__The exercise__
From the first line of the data below, copy each line up to the one containing "(cf6) at (50,460)", and include that line too.

## begin

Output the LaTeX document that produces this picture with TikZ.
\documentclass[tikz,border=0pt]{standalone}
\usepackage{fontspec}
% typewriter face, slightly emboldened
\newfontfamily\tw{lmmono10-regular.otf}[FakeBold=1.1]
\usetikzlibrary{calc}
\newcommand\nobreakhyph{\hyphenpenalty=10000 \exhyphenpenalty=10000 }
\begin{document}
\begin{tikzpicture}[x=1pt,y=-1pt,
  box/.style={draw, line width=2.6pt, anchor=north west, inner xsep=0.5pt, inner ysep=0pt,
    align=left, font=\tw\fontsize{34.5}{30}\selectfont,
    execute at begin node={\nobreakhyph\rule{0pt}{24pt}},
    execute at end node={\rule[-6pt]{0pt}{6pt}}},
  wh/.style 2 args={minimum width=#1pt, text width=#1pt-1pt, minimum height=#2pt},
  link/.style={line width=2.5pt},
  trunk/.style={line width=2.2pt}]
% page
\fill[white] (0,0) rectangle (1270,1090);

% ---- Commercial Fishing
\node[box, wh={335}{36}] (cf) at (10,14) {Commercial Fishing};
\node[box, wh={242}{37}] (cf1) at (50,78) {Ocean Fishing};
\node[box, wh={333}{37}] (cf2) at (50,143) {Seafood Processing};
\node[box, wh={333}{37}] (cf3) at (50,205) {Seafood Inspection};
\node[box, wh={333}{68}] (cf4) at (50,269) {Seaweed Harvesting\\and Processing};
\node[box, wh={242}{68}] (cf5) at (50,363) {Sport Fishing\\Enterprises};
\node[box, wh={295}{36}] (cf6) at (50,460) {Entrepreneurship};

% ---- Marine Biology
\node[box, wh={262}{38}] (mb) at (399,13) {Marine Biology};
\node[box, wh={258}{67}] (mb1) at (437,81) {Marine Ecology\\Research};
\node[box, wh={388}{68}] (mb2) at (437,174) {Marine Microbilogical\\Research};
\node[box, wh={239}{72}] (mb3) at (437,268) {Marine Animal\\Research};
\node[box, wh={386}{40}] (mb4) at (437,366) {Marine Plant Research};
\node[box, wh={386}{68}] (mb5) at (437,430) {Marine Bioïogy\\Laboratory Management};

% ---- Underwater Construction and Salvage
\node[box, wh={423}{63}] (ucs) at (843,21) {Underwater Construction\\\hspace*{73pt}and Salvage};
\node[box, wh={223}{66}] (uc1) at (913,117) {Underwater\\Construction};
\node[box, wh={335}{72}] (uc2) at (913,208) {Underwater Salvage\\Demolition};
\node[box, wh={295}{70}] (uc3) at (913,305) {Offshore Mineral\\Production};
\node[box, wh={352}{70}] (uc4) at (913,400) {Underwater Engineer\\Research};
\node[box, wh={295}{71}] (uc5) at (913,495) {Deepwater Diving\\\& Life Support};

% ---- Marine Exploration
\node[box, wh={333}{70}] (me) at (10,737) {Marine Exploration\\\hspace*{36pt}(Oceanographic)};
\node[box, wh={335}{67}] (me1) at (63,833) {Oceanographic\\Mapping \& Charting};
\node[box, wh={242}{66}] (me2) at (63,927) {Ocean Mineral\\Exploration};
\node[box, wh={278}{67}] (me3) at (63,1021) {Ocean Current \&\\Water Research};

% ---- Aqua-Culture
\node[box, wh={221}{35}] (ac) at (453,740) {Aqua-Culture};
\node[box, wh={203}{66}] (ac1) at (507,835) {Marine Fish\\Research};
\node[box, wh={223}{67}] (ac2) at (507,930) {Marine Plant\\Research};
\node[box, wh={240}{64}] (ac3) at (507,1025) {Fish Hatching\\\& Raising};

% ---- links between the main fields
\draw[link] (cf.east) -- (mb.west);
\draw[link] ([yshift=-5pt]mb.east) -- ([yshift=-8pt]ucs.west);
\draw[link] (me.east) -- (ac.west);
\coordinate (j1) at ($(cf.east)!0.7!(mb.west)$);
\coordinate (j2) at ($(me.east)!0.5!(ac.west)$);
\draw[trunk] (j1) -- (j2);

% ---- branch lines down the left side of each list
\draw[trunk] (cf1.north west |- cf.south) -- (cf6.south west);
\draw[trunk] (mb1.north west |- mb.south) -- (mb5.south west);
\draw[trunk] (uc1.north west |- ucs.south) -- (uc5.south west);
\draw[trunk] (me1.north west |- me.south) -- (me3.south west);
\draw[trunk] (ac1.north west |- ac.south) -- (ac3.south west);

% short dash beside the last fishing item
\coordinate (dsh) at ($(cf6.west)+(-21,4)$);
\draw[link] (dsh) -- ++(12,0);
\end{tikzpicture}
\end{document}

## end

__The result__
Output the LaTeX document that produces this picture with TikZ.
\documentclass[tikz,border=0pt]{standalone}
\usepackage{fontspec}
% typewriter face, slightly emboldened
\newfontfamily\tw{lmmono10-regular.otf}[FakeBold=1.1]
\usetikzlibrary{calc}
\newcommand\nobreakhyph{\hyphenpenalty=10000 \exhyphenpenalty=10000 }
\begin{document}
\begin{tikzpicture}[x=1pt,y=-1pt,
  box/.style={draw, line width=2.6pt, anchor=north west, inner xsep=0.5pt, inner ysep=0pt,
    align=left, font=\tw\fontsize{34.5}{30}\selectfont,
    execute at begin node={\nobreakhyph\rule{0pt}{24pt}},
    execute at end node={\rule[-6pt]{0pt}{6pt}}},
  wh/.style 2 args={minimum width=#1pt, text width=#1pt-1pt, minimum height=#2pt},
  link/.style={line width=2.5pt},
  trunk/.style={line width=2.2pt}]
% page
\fill[white] (0,0) rectangle (1270,1090);

% ---- Commercial Fishing
\node[box, wh={335}{36}] (cf) at (10,14) {Commercial Fishing};
\node[box, wh={242}{37}] (cf1) at (50,78) {Ocean Fishing};
\node[box, wh={333}{37}] (cf2) at (50,143) {Seafood Processing};
\node[box, wh={333}{37}] (cf3) at (50,205) {Seafood Inspection};
\node[box, wh={333}{68}] (cf4) at (50,269) {Seaweed Harvesting\\and Processing};
\node[box, wh={242}{68}] (cf5) at (50,363) {Sport Fishing\\Enterprises};
\node[box, wh={295}{36}] (cf6) at (50,460) {Entrepreneurship};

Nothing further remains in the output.